I have reached the age now where
most of my oldest friends are in their early 50s
and late 40s. I can’t think of one who is
thinking about retirement as an end to their working
life. Instead they are thinking of what to do
next.
One friend at 60 is still playing
regularly in the back row of his local rugby team.
This is a league side not a veterans side and
he earns his place on merit. He does not discuss
his age. “It’s irrelevant,”
he says.
Another friend who has spent
his entire career at a large blue chip company
is hoping to work on Britain’s preparations
for the 2012 Olympic Games. “That would
be a seven year project that would take me to
59 doing something I really want to do,”
he says.
Their attitude is not shaped
by a need to see their time out, but about what
to do next. This is the only way, now, to think
about later life; not as retirement, but as the
next project. The pension, for these people, may
be seen as an important income supplement but
not, with luck, their entire income.
But employers must adapt to
exploit and encourage these changing attitudes.
The biggest employers are facing the biggest problems
here because retirement is a part of their institutional
framework informing expectations on both sides
of the contract. Too many employees have become
trapped by their pension promises, committing
themselves to work they no longer find intrinsically
rewarding, harbouring a rosy vision of retirement
that does not always live up to its promise.

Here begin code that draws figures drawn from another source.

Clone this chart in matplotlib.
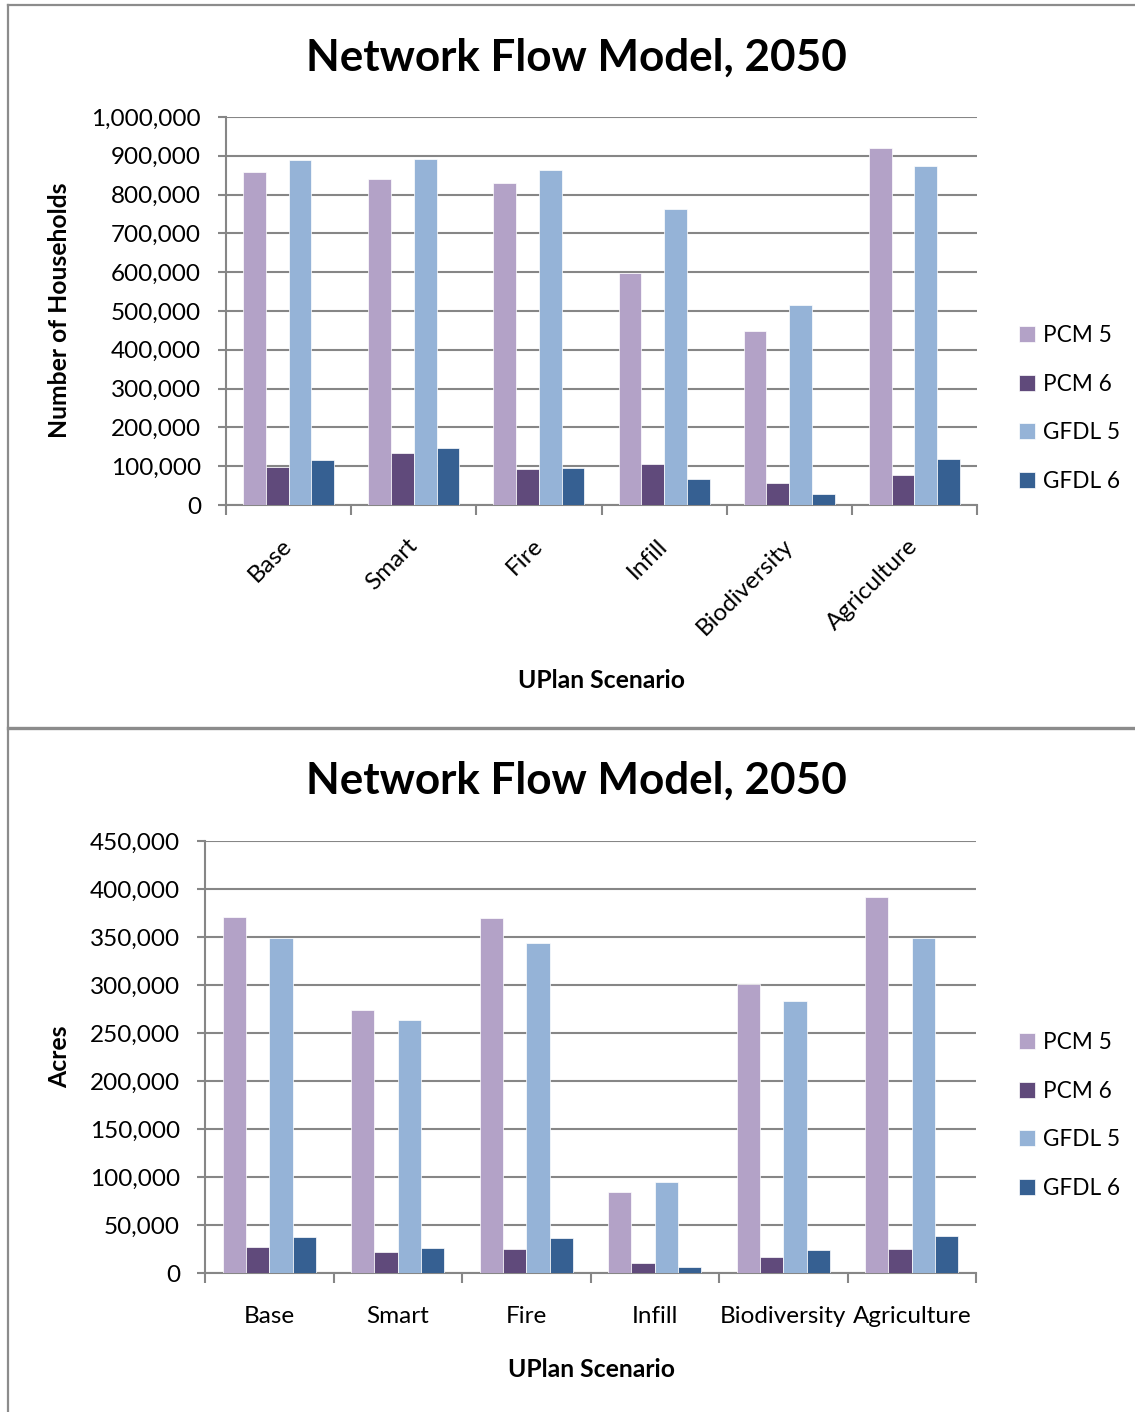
import numpy as np
import matplotlib
matplotlib.use('Agg')
import matplotlib.pyplot as plt
from matplotlib.lines import Line2D
from matplotlib.patches import Patch
from matplotlib.ticker import StrMethodFormatter, FixedLocator

plt.rcParams['font.family'] = ['Lato', 'DejaVu Sans']

scenarios = ['Base', 'Smart', 'Fire', 'Infill', 'Biodiversity', 'Agriculture']
series = ['PCM 5', 'PCM 6', 'GFDL 5', 'GFDL 6']
colors = ['#B3A2C7', '#604A7B', '#95B3D7', '#366092']

# households, 2050
hh_pcm5 = [857000, 839000, 831000, 598000, 449000, 920000]
hh_pcm6 = [99000, 135000, 94000, 106000, 57000, 78000]
hh_gfdl5 = [888000, 893000, 863000, 764000, 515000, 874000]
hh_gfdl6 = [116000, 147000, 95000, 68000, 28000, 119000]

# acres, 2050
ac_pcm5 = [371000, 274000, 370000, 84000, 301000, 392000]
ac_pcm6 = [27000, 22000, 25000, 10000, 17000, 25000]
ac_gfdl5 = [349000, 264000, 344000, 95000, 283000, 349000]
ac_gfdl6 = [37000, 26000, 36000, 6000, 24000, 39000]

W, H = 1135, 1412
fig = plt.figure(figsize=(W / 100, H / 100), dpi=100)
GRID = '#868686'
TXT = 17.5


def fx(px):
    return px / W


def fy(py):
    return 1 - py / H


def panel(rect, data, ymax, ystep, ylabel, rotate, title_y, legend_y):
    ax = fig.add_axes(rect)
    x = np.arange(len(scenarios))
    w = 1 / 5.5
    for j, (vals, c) in enumerate(zip(data, colors)):
        ax.bar(x + (j - 1.5) * w, vals, w, color=c, edgecolor='white',
               linewidth=0.5, zorder=3)
    ax.set_xlim(-0.5, len(scenarios) - 0.5)
    ax.set_ylim(0, ymax)
    ax.set_yticks(np.arange(0, ymax + 1, ystep))
    ax.yaxis.set_major_formatter(StrMethodFormatter('{x:,.0f}'))
    ax.grid(axis='y', color=GRID, linewidth=1.5, zorder=0)
    ax.set_axisbelow(True)
    for s in ['top', 'right']:
        ax.spines[s].set_visible(False)
    for s in ['left', 'bottom']:
        ax.spines[s].set_color(GRID)
        ax.spines[s].set_linewidth(1.5)
    ax.tick_params(axis='y', length=6, width=1.5, color=GRID, pad=12,
                   labelsize=TXT)
    ax.set_xticks(x)
    ax.xaxis.set_minor_locator(FixedLocator(np.arange(-0.5, len(scenarios), 1)))
    ax.tick_params(axis='x', which='minor', length=7, width=1.5, color=GRID)
    if rotate:
        ax.tick_params(axis='x', which='major', length=0, pad=27, labelsize=TXT)
        ax.set_xticklabels(scenarios, rotation=45, ha='right', va='center',
                           rotation_mode='anchor')
    else:
        ax.tick_params(axis='x', which='major', length=0, pad=23.5, labelsize=TXT)
        ax.set_xticklabels(scenarios)
    ax.set_ylabel(ylabel, fontsize=17.8, fontweight='bold')
    ax.set_xlabel('UPlan Scenario', fontsize=17.8, fontweight='bold')
    fig.text(fx(576), fy(title_y), 'Network Flow Model, 2050', fontsize=31.7,
             fontweight='bold', ha='center', va='center')
    handles = [Patch(facecolor=c, edgecolor='white', linewidth=0.5) for c in colors]
    ax.legend(handles, series, loc='upper left', frameon=False, fontsize=16.3,
              bbox_to_anchor=(fx(1019), fy(legend_y)), bbox_transform=fig.transFigure,
              handlelength=0.7, handleheight=0.7, handletextpad=0.35,
              labelspacing=1.22, borderaxespad=0, borderpad=0)
    return ax


top = panel([fx(226), fy(505), fx(977) - fx(226), fy(117) - fy(505)],
            [hh_pcm5, hh_pcm6, hh_gfdl5, hh_gfdl6], 1000000, 100000,
            'Number of Households', True, 58, 325)
top.yaxis.set_label_coords(fx(71), fy(310), transform=fig.transFigure)
top.xaxis.set_label_coords(fx(601), fy(669), transform=fig.transFigure)

bot = panel([fx(205), fy(1273), fx(976) - fx(205), fy(841) - fy(1273)],
            [ac_pcm5, ac_pcm6, ac_gfdl5, ac_gfdl6], 450000, 50000,
            'Acres', False, 781, 1032)
bot.yaxis.set_label_coords(fx(71), fy(1057), transform=fig.transFigure)
bot.xaxis.set_label_coords(fx(591), fy(1358), transform=fig.transFigure)

# chart frame lines
BORDER = '#8c8c8c'
fig.add_artist(Line2D([fx(8), fx(8)], [fy(5), 0], color=BORDER, lw=1.6))
fig.add_artist(Line2D([fx(8), 1], [fy(5), fy(5)], color=BORDER, lw=1.6))
fig.add_artist(Line2D([fx(8), 1], [fy(728), fy(728)], color=BORDER, lw=2.4))

fig.savefig('out.png', dpi=100)
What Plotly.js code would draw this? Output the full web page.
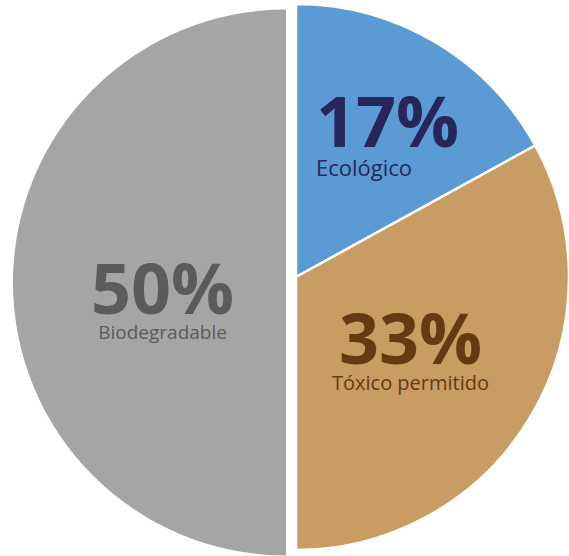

The government is right to concentrate
on savings. But the lending institutions have
widely ignored this need, preferring to encourage
debt, leaving people trapped servicing mortgages
that can only be maintained if their earnings
continue to rise. Debt is the enemy of flexibility
and flexibility is the key to successful work-related
adaptation across a lifetime.
Later working is too often perceived
as a necessary substitute to retirement when it
should be a desirable alternative, a fulfilling
constituent of later living that can not be conceived
in the same way as the hell-for-leather pace that
some choose to adopt in their thirties.
Peter Drucker was his own man who left
a rich legacy of teaching for corporate management that
remains fresh today. But the way he lived and worked is
an equally rich example for the fulfilled life.